- _WHAT THE TASK REQUIRES_
Below is some material; set it all down exactly, apart from the pictures.

◇ ◇ ◇ ◇ ◇

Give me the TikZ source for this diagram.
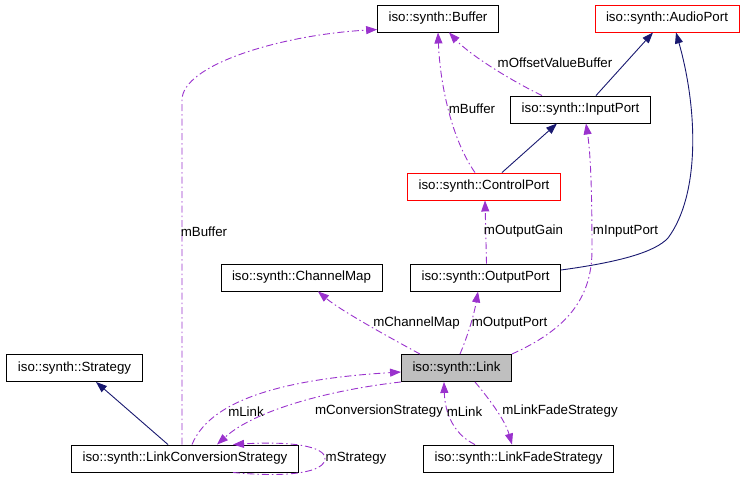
\documentclass[tikz,border=0pt]{standalone}
\usepackage{fontspec}
\setmainfont{Liberation Sans}
\usetikzlibrary{arrows.meta}
\definecolor{usecol}{HTML}{9A32CD}
\definecolor{isacol}{HTML}{191970}
\definecolor{focuscol}{HTML}{BFBFBF}
\begin{document}
\begin{tikzpicture}[x=1pt, y=-1pt,
  cls/.style={draw=black, line width=0.9pt, minimum height=27pt, inner xsep=11pt,
              font=\fontsize{13.3}{16}\selectfont},
  undoc/.style={cls, draw=red},
  focus/.style={cls, fill=focuscol},
  uses/.style={usecol, line width=0.9pt, dash pattern=on 7pt off 3pt on 1.5pt off 3pt,
               -{Triangle[length=11pt, width=8pt]}},
  isa/.style={isacol, line width=0.9pt, -{Triangle[length=11pt, width=8pt]}},
  lbl/.style={font=\fontsize{13.3}{16}\selectfont, inner sep=1pt}]
\useasboundingbox (0,0) rectangle (745,485);
% ---- classes ----
\node[cls]   (buffer)     at (438,18.5)  {iso::synth::Buffer};
\node[undoc] (audioport)  at (667,18.5)  {iso::synth::AudioPort};
\node[cls]   (inputport)  at (580.5,109.5) {iso::synth::InputPort};
\node[undoc] (controlport) at (484,186.5) {iso::synth::ControlPort};
\node[cls]   (channelmap) at (301.5,277.5) {iso::synth::ChannelMap};
\node[cls]   (outputport) at (485.5,277.5) {iso::synth::OutputPort};
\node[cls]   (strategy)   at (74.5,368)  {iso::synth::Strategy};
\node[focus] (link)       at (456.5,368) {iso::synth::Link};
\node[cls]   (lcs)        at (185,458.5) {iso::synth::LinkConversionStrategy};
\node[cls]   (lfs)        at (518.5,458.5) {iso::synth::LinkFadeStrategy};
% ---- inheritance (solid, dark blue) ----
\draw[isa] ([xshift=15.5pt]inputport.north) -- ([xshift=-14pt]audioport.south);
\draw[isa] ([xshift=18pt]controlport.north) -- ([xshift=-23.5pt]inputport.south);
\draw[isa] ([yshift=7.5pt]outputport.east)
  .. controls (620,262) and (655,252) .. (668,238)
  .. controls (700,195) and (698,110) .. ([xshift=9pt]audioport.south);
\draw[isa] ([xshift=-17pt]lcs.north) -- ([xshift=21.5pt]strategy.south);
% ---- usage (dashed, purple) ----
\draw[uses] ([xshift=-38.5pt]inputport.north)
  .. controls (510,80) and (470,55) .. ([xshift=11pt]buffer.south);
\node[lbl] (lOffset) at (555,63) {mOffsetValueBuffer};
\draw[uses] ([xshift=-9pt]controlport.north)
  .. controls (452,140) and (440,85) .. (buffer.south);
\node[lbl] (lBufTop) at (472,108.5) {mBuffer};
\draw[uses] ([xshift=1pt]outputport.north) -- ([xshift=1pt]controlport.south);
\node[lbl] (lGain) at (523.5,231.5) {mOutputGain};
\draw[uses] (link.north east)
  .. controls (565,330) and (592,300) .. (592,250)
  .. controls (592,180) and (590,150) .. ([xshift=5.5pt]inputport.south);
\node[lbl] (lInput) at (625.5,231.5) {mInputPort};
\draw[uses] ([xshift=-36.5pt]link.north)
  .. controls (385,335) and (340,310) .. ([xshift=16.5pt]channelmap.south);
\node[lbl] (lChan) at (416.5,323) {mChannelMap};
\draw[uses] ([xshift=3.5pt]link.north)
  .. controls (468,335) and (474,315) .. ([xshift=-7.5pt]outputport.south);
\node[lbl] (lOut) at (509.5,323) {mOutputPort};
% left column: strategy to buffer
\draw[uses] ([xshift=-3pt]lcs.north) -- (182,100)
  .. controls (182,65) and (280,35) .. ([yshift=-11pt]buffer.west);
\node[lbl] (lBufLeft) at (204,231.5) {mBuffer};
\draw[uses] ([xshift=7pt]lcs.north)
  .. controls (212,395) and (300,378) .. ([yshift=-4pt]link.west);
\node[lbl] (lLinkL) at (246,411.5) {mLink};
\draw[uses] (link.south west)
  .. controls (330,390) and (255,410) .. ([xshift=32pt]lcs.north);
\node[lbl] (lConv) at (379,411.5) {mConversionStrategy};
\draw[uses] ([xshift=48pt]lcs.south)
  .. controls (290,478) and (325,472) .. (325,458.5)
  .. controls (325,446) and (290,441) .. ([xshift=48pt]lcs.north);
\node[lbl] (lStrat) at (356,458.5) {mStrategy};
% right bottom: fade strategy
\draw[uses] ([xshift=-43.5pt]lfs.north)
  .. controls (455,435) and (445,415) .. ([xshift=-12.5pt]link.south);
\node[lbl] (lLinkR) at (464.5,411.5) {mLink};
\draw[uses] ([xshift=18.5pt]link.south)
  .. controls (490,400) and (505,420) .. ([xshift=-6.5pt]lfs.north);
\node[lbl] (lFade) at (560,411.5) {mLinkFadeStrategy};
\end{tikzpicture}
\end{document}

◇ ◇ ◇ ◇ ◇

- _FULL SOLUTION_
Give me the TikZ source for this diagram.
\documentclass[tikz,border=0pt]{standalone}
\usepackage{fontspec}
\setmainfont{Liberation Sans}
\usetikzlibrary{arrows.meta}
\definecolor{usecol}{HTML}{9A32CD}
\definecolor{isacol}{HTML}{191970}
\definecolor{focuscol}{HTML}{BFBFBF}
\begin{document}
\begin{tikzpicture}[x=1pt, y=-1pt,
  cls/.style={draw=black, line width=0.9pt, minimum height=27pt, inner xsep=11pt,
              font=\fontsize{13.3}{16}\selectfont},
  undoc/.style={cls, draw=red},
  focus/.style={cls, fill=focuscol},
  uses/.style={usecol, line width=0.9pt, dash pattern=on 7pt off 3pt on 1.5pt off 3pt,
               -{Triangle[length=11pt, width=8pt]}},
  isa/.style={isacol, line width=0.9pt, -{Triangle[length=11pt, width=8pt]}},
  lbl/.style={font=\fontsize{13.3}{16}\selectfont, inner sep=1pt}]
\useasboundingbox (0,0) rectangle (745,485);
% ---- classes ----
\node[cls]   (buffer)     at (438,18.5)  {iso::synth::Buffer};
\node[undoc] (audioport)  at (667,18.5)  {iso::synth::AudioPort};
\node[cls]   (inputport)  at (580.5,109.5) {iso::synth::InputPort};
\node[undoc] (controlport) at (484,186.5) {iso::synth::ControlPort};
\node[cls]   (channelmap) at (301.5,277.5) {iso::synth::ChannelMap};
\node[cls]   (outputport) at (485.5,277.5) {iso::synth::OutputPort};
\node[cls]   (strategy)   at (74.5,368)  {iso::synth::Strategy};
\node[focus] (link)       at (456.5,368) {iso::synth::Link};
\node[cls]   (lcs)        at (185,458.5) {iso::synth::LinkConversionStrategy};
\node[cls]   (lfs)        at (518.5,458.5) {iso::synth::LinkFadeStrategy};
% ---- inheritance (solid, dark blue) ----
\draw[isa] ([xshift=15.5pt]inputport.north) -- ([xshift=-14pt]audioport.south);
\draw[isa] ([xshift=18pt]controlport.north) -- ([xshift=-23.5pt]inputport.south);
\draw[isa] ([yshift=7.5pt]outputport.east)
  .. controls (620,262) and (655,252) .. (668,238)
  .. controls (700,195) and (698,110) .. ([xshift=9pt]audioport.south);
\draw[isa] ([xshift=-17pt]lcs.north) -- ([xshift=21.5pt]strategy.south);
% ---- usage (dashed, purple) ----
\draw[uses] ([xshift=-38.5pt]inputport.north)
  .. controls (510,80) and (470,55) .. ([xshift=11pt]buffer.south);
\node[lbl] (lOffset) at (555,63) {mOffsetValueBuffer};
\draw[uses] ([xshift=-9pt]controlport.north)
  .. controls (452,140) and (440,85) .. (buffer.south);
\node[lbl] (lBufTop) at (472,108.5) {mBuffer};
\draw[uses] ([xshift=1pt]outputport.north) -- ([xshift=1pt]controlport.south);
\node[lbl] (lGain) at (523.5,231.5) {mOutputGain};
\draw[uses] (link.north east)
  .. controls (565,330) and (592,300) .. (592,250)
  .. controls (592,180) and (590,150) .. ([xshift=5.5pt]inputport.south);
\node[lbl] (lInput) at (625.5,231.5) {mInputPort};
\draw[uses] ([xshift=-36.5pt]link.north)
  .. controls (385,335) and (340,310) .. ([xshift=16.5pt]channelmap.south);
\node[lbl] (lChan) at (416.5,323) {mChannelMap};
\draw[uses] ([xshift=3.5pt]link.north)
  .. controls (468,335) and (474,315) .. ([xshift=-7.5pt]outputport.south);
\node[lbl] (lOut) at (509.5,323) {mOutputPort};
% left column: strategy to buffer
\draw[uses] ([xshift=-3pt]lcs.north) -- (182,100)
  .. controls (182,65) and (280,35) .. ([yshift=-11pt]buffer.west);
\node[lbl] (lBufLeft) at (204,231.5) {mBuffer};
\draw[uses] ([xshift=7pt]lcs.north)
  .. controls (212,395) and (300,378) .. ([yshift=-4pt]link.west);
\node[lbl] (lLinkL) at (246,411.5) {mLink};
\draw[uses] (link.south west)
  .. controls (330,390) and (255,410) .. ([xshift=32pt]lcs.north);
\node[lbl] (lConv) at (379,411.5) {mConversionStrategy};
\draw[uses] ([xshift=48pt]lcs.south)
  .. controls (290,478) and (325,472) .. (325,458.5)
  .. controls (325,446) and (290,441) .. ([xshift=48pt]lcs.north);
\node[lbl] (lStrat) at (356,458.5) {mStrategy};
% right bottom: fade strategy
\draw[uses] ([xshift=-43.5pt]lfs.north)
  .. controls (455,435) and (445,415) .. ([xshift=-12.5pt]link.south);
\node[lbl] (lLinkR) at (464.5,411.5) {mLink};
\draw[uses] ([xshift=18.5pt]link.south)
  .. controls (490,400) and (505,420) .. ([xshift=-6.5pt]lfs.north);
\node[lbl] (lFade) at (560,411.5) {mLinkFadeStrategy};
\end{tikzpicture}
\end{document}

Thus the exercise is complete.